In 1921 there would be Pilgrim, Alabama and Missouri half dollars. It was also the year when the silver dollar would return, first with the old Morgan dollar design and later with the new Peace dollar design. The average collector was confronted with an unusual number of new issues.

A total of 5,000 Missouri half dollars were struck first. On the obverse was a “2” followed by a star and then a “4” to represent the state being the 24th to enter the Union. Being a limited issue, these special coins could be sold for potentially more than the 15,428 coins with nothing in the field.

Today the special Missouri “2*4” has higher prices in most grades than the regular Missouri half dollar. The “2*4” lists for $800 in MS-60 as opposed to $725 for the regular issue. However, in MS-65, the two types both list for $5,000.

Interestingly enough, the Professional Coin Grading Service totals tend to support what might seem like surprising prices. The regular Missouri half dollar with a mintage three times greater than the “2*4” has appeared 154 times in MS-65 as opposed to 194 times for the “2*4.” At Numismatic Guaranty Corporation, the “2*4” in MS-65 has appeared 138 times while the regular Missouri half dollar has appeared 168 times in MS-65.

Basically it is very close to a draw in terms of numbers seen today. Even if we allow for the fact that some examples have not been graded and others graded more than once, we tend to expect that the difference between the two is relatively small. This would justify the similar prices today despite the fact that there was a significant difference in the number of coins produced of the two.

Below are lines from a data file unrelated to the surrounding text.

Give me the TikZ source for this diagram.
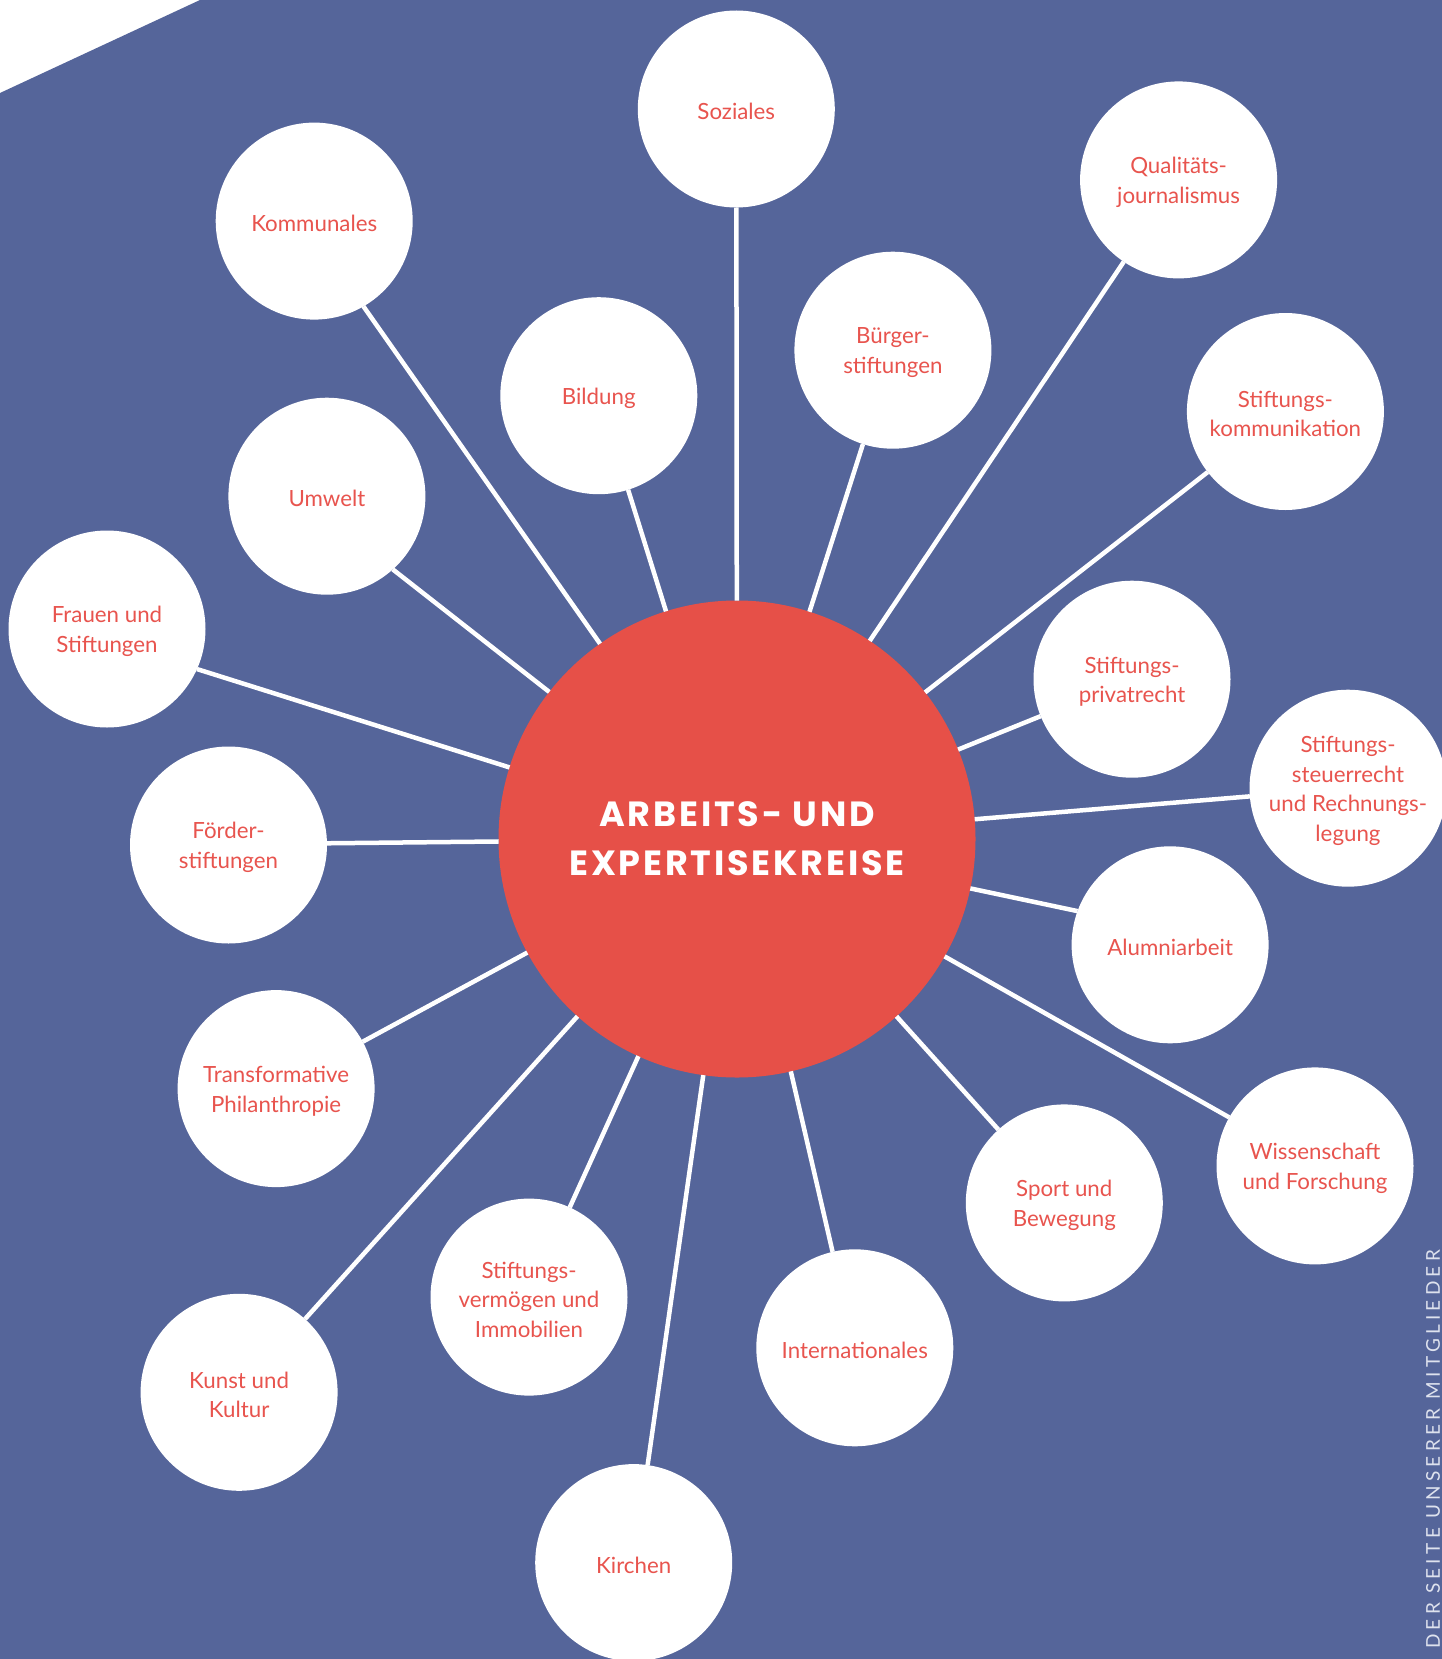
\documentclass[tikz,border=0pt]{standalone}
\usepackage{fontspec}
\setmainfont{Lato}
\newfontfamily\titlefont[LetterSpace=8]{Poppins}
\newfontfamily\sidefont[LetterSpace=22.5]{Lato}
\definecolor{bgblue}{RGB}{85,101,154}
\definecolor{hubred}{RGB}{230,80,72}
\definecolor{labred}{RGB}{232,84,78}
\definecolor{sidegray}{RGB}{222,226,238}
\tikzset{
  lbl/.style={align=center, text=labred, inner sep=0pt, yshift=-2.5pt,
    font=\fontsize{22.3}{29.5}\selectfont},
  topic/.style={circle, fill=white, minimum size=197pt, inner sep=0pt, outer sep=0pt,
    label={[lbl]center:{#1}}},
  hub/.style={circle, fill=hubred, minimum size=477pt, inner sep=0pt, outer sep=0pt,
    align=center, text=white, font=\titlefont\bfseries\fontsize{35}{49}\selectfont},
  link/.style={draw=white, line width=4.5pt}
}
\begin{document}
\begin{tikzpicture}[x=1pt,y=-1pt]
\useasboundingbox (0,0) rectangle (1442,1659);
\fill[white] (0,0) rectangle (1442,1659);
\fill[bgblue] (0,93) -- (200,0) -- (1442,0) -- (1442,1659) -- (0,1659) -- cycle;

\node[hub] (c) at (737,839) {ARBEITS- UND\\EXPERTISEKREISE};

\node[topic={Soziales}] (soz) at (736.3,109) {};
\node[topic={Kommunales}] (kom) at (314.2,221.1) {};
\node[topic={Qualitäts-\\journalismus}] (qua) at (1178.6,179.9) {};
\node[topic={Bürger-\\stiftungen}] (bue) at (892.9,350.2) {};
\node[topic={Bildung}] (bil) at (598.8,395.7) {};
\node[topic={Stiftungs-\\kommunikation}] (sko) at (1285.4,411.5) {};
\node[topic={Umwelt}] (umw) at (326.9,496.2) {};
\node[topic={Frauen und\\Stiftungen}] (fra) at (107,629) {};
\node[topic={Stiftungs-\\privatrecht}] (spr) at (1132,679.2) {};
\node[topic={Stiftungs-\\steuerrecht\\und Rechnungs-\\legung}] (sst) at (1348,788.2) {};
\node[topic={Förder-\\stiftungen}] (foe) at (228.5,845) {};
\node[topic={Alumniarbeit}] (alu) at (1170.1,944.8) {};
\node[topic={Transformative\\Philanthropie}] (tra) at (276.1,1088.6) {};
\node[topic={Wissenschaft\\und Forschung}] (wis) at (1315,1165.9) {};
\node[topic={Sport und\\Bewegung}] (spo) at (1064.3,1202.9) {};
\node[topic={Stiftungs-\\vermögen und\\Immobilien}] (sve) at (529,1297.1) {};
\node[topic={Internationales}] (int) at (854.8,1347.8) {};
\node[topic={Kunst und\\Kultur}] (kun) at (239.1,1392.3) {};
\node[topic={Kirchen}] (kir) at (633.7,1562.6) {};

\foreach \t in {soz,qua,bue,bil,sko,spr,sst,tra,wis,spo,sve,int,kun,kir}
  \draw[link] (c) -- (\t);
\draw[link] (c) -- (kom.-60);
\draw[link] (c) -- (umw.-48);
\draw[link] (c) -- (fra.-24);
\draw[link] (c) -- (foe.1);
\draw[link] (c) -- (alu.160);

\node[rotate=90, anchor=east, text=sidegray, inner sep=0pt,
  font=\sidefont\fontsize{19}{22}\selectfont] (side) at (1433,1250) {DER SEITE UNSERER MITGLIEDER};
\end{tikzpicture}
\end{document}
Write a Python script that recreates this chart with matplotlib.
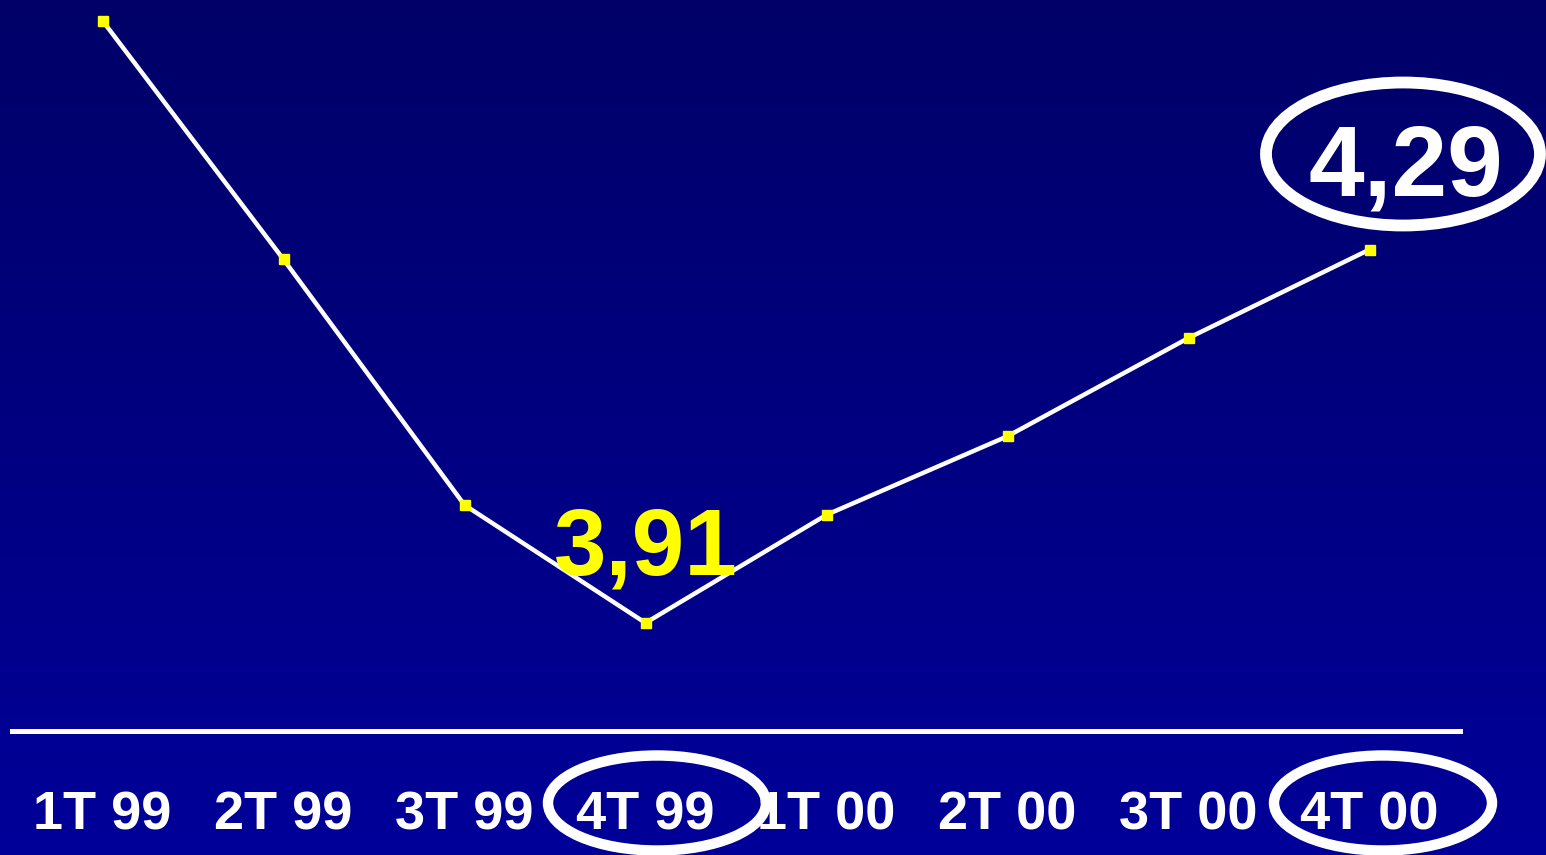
import numpy as np
import matplotlib.pyplot as plt
from matplotlib.patches import Ellipse

quarters = ['1T 99', '2T 99', '3T 99', '4T 99', '1T 00', '2T 00', '3T 00', '4T 00']
values = [4.523, 4.28, 4.03, 3.91, 4.02, 4.10, 4.20, 4.29]

fig = plt.figure(figsize=(15.46, 8.55), dpi=100)

# gradient background
bg = fig.add_axes([0, 0, 1, 1])
grad = np.linspace(0, 1, 256).reshape(-1, 1)
top = np.array([0, 0, 104]) / 255
bot = np.array([0, 0, 153]) / 255
img = top + grad[..., None] * (bot - top)
bg.imshow(img, aspect='auto', extent=[0, 1, 0, 1], origin='upper')
bg.axis('off')

ax = fig.add_axes([12 / 1546, 124 / 855, 1448 / 1546, 731 / 855])
ax.patch.set_alpha(0)
x = np.arange(len(quarters))
ax.plot(x, values, color='white', lw=3.2, zorder=2)
ax.plot(x, values, 's', color='#ffff00', ms=7.5, mec='#ffff00', zorder=3)
ax.set_xlim(-0.5, 7.5)
ax.set_ylim(3.80, 4.544)

for s in ['top', 'left', 'right']:
    ax.spines[s].set_visible(False)
ax.spines['bottom'].set_color('white')
ax.spines['bottom'].set_linewidth(3.6)
ax.set_yticks([])
ax.set_xticks(x)
ax.set_xticklabels(quarters, color='white', fontsize=39, fontweight='bold',
                   family='Liberation Sans')
ax.tick_params(axis='x', length=0, pad=43)

ax.text(3, 3.959, '3,91', color='#ffff00', fontsize=68, fontweight='bold',
        family='Liberation Sans', ha='center', va='baseline')
ax.text(7.2, 4.3455, '4,29', color='white', fontsize=72, fontweight='bold',
        family='Liberation Sans', ha='center', va='baseline')

# highlight ellipses (figure inches)
for cx, cy, w, h, lw in [(1403, 154, 274, 143, 8.5), (657, 803, 218, 95, 7.5),
                         (1383, 803, 218, 95, 7.5)]:
    e = Ellipse((cx / 100, (855 - cy) / 100), w / 100, h / 100, fill=False,
                ec='white', lw=lw, transform=fig.dpi_scale_trans, zorder=5)
    fig.add_artist(e)

fig.savefig('out.png', dpi=100)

For the collector, that may leave some uncertainty as to whether both are really needed. That depends on whether you are assembling a type collection or a complete collection. Of course with such similar prices the “2*4” and its lower mintage may seem like a better deal, but whatever your choice, the Missouri half dollar ranks as an interesting example of early marketing for the commemoratives of the time.